An annual review by Income Data Services showed that the average total earnings of the chief executives of the FTSE 100 companies – the UK’s 100 largest quoted companies – in 2005-06 were £2m.
By contrast, the gross median pay for full-time British employees was £23,600, so the typical FTSE 100 boss earned 75.2 times what the typical employee was paid, and just one year’s pay rise for that typical boss was £400,000, equivalent to 17 times the total pay of the typical employee. In comparison, the ratio of bosses’ pay to that of the employee in 1989 was 19:1. In the USA, chief executives earn 300 times what the average US worker makes.
However, those who run the largest companies are not by any means the best paid in the UK. The highest-earning elite members are to a large extent to be found in the financial sector, as leaders of private equity firms and hedge-funds.

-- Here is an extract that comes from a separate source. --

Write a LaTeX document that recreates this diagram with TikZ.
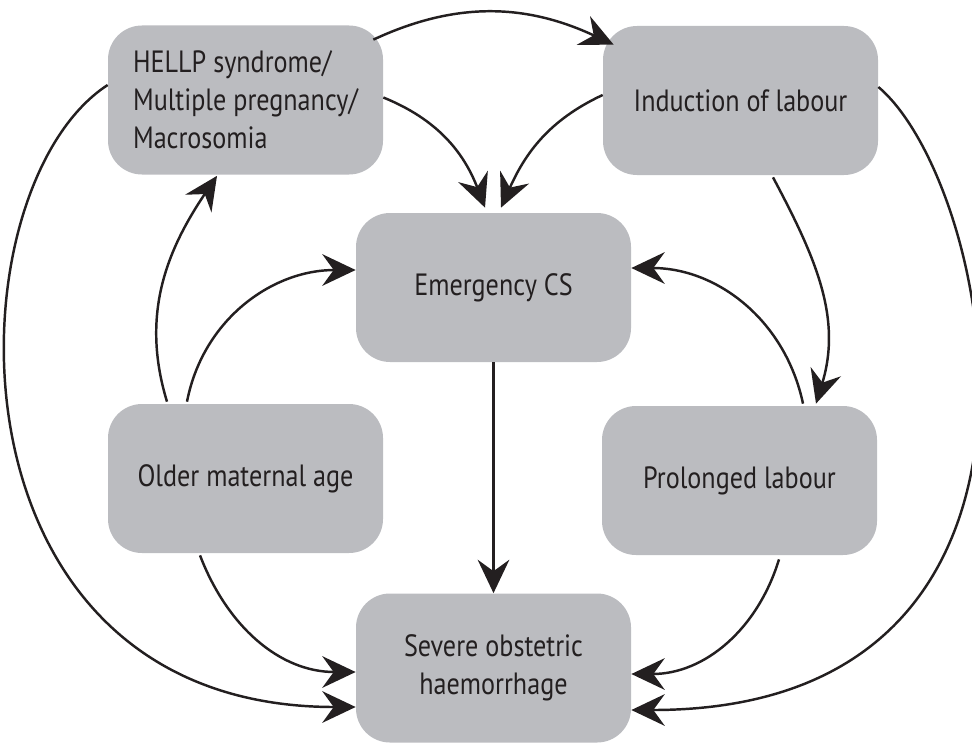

Here, a combination of globalisation and a technological revolution has allowed a talent for making money to be rewarded in ways that are breaking all known barriers.
Often hundreds of millions of pounds are gained by such individuals, largely by borrowing money and then speculating with it to buy whole companies that are undervalued, or to trade in complex new financial products.
Adapted from Robert Peston, Who Runs Britain? Hodder 2008
Question: Suggest four ways in which the extract above supports the Marxist view of postmodernity.